I suspect the answer may be a simple one (or a deceptively simple one): how about just writing well? But not within the rubric of good academic writing. I think scholarly criticism needs to take a deep breath and look around at other types of criticism being written outside of academia, and maybe then critics can learn something from their colleagues. Good writing has various virtues, including clarity, elegance, organic-ness (matching form to content), rhetorical power, etc. So yes, it's not easy to make them all work together. But some authors have succeeded very well. George Orwell wrote gorgeous essays while simultaneously making very important points about politics and language and political language. David Brooks, who writes for the New York Times, produces great little op-ed pieces about current events, managing to express an interesting cultural critique in a very short form. James Wood (you can find a lot of his articles in the New Yorker and other similar publications) writes literary analysis that is as fun to read as the novels he covers. Anthony Lane (also of the New Yorker) writes film reviews that are both entertaining and educational, offering a subtle instruction in how to watch and appreciate an enormous range of movies.

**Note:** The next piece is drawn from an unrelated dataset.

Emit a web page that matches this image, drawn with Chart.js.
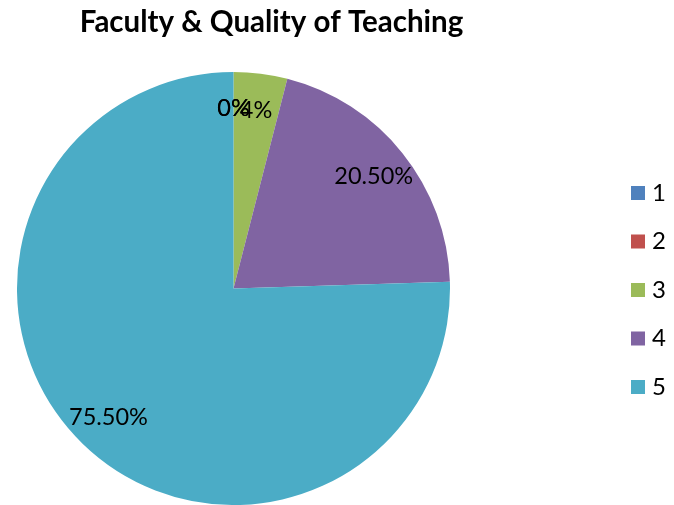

The problem is that not all of these authors fall under the category of 'critics' in academia. In a hypothetical example, if I were writing a term paper about marriage values in a certain novel, I could quote David Brooks on the importance of choosing a good life partner in modern life, but I would not get credit for that citation because it's not from an accredited scholarly source. Academia reinforces its ivory tower image by segregating its version of criticism from any other kind of journalistic or other forms of writing about culture. Because that, to me, is what criticism comes down to. People writing about culture, providing a new perspective on a book, a painting, a fashion trend, anything. I just read an essay by Benjamin Friedlander, where he describes the way books inspire such different reactions from different readers and then sums up the role of the critic very well: "What, after all, is a critic, if not a reader who takes his pen in hand in order to substantiate the reality produced in his or her head [by a certain book]?" (This is from his introduction to his book, Simulcasts, if you're interested).

So why such a strict definition of what counts as good enough to support the argument of a term paper? According to Friedlander, every critic's argument is a personal one, more or less well-argued or well-written. This is not like scientific writing, where accredited journals weed out properly and ethically run experiments from amateurs' crazy hypotheses. This is just people talking about books, arguing over fictional worlds, about people and events that never even happened. I think we should stop being afraid of putting the personal into the critical/argumentative mode of writing. When I read those accredited scholarly articles, I feel like I'm reading something written by the machine of academia, not by a person who has actually read the book they're talking about, let alone (god forbid!) enjoyed it.

When I think of criticism, I think of all sorts of different kinds of essay-form, non-fiction writing about cultural objects, and I want to be able to blend those forms and approaches freely. That phrase that I learned years ago, 'constructive criticism' - well, that kind of criticism can come from so many perspectives and angles. In fact, often the most constructive feedback a person or a work can get is the feedback of many different people, who come to a book or an author with different expectations and desires, for entertainment, enlightenment, or escape. As a writer/reader, I think it's valuable to cultivate flexibility, in order to write great, multi-faceted books and read other people's great, multi-faceted books in the way they'd like best to be read.

So there you go, I'm still learning things.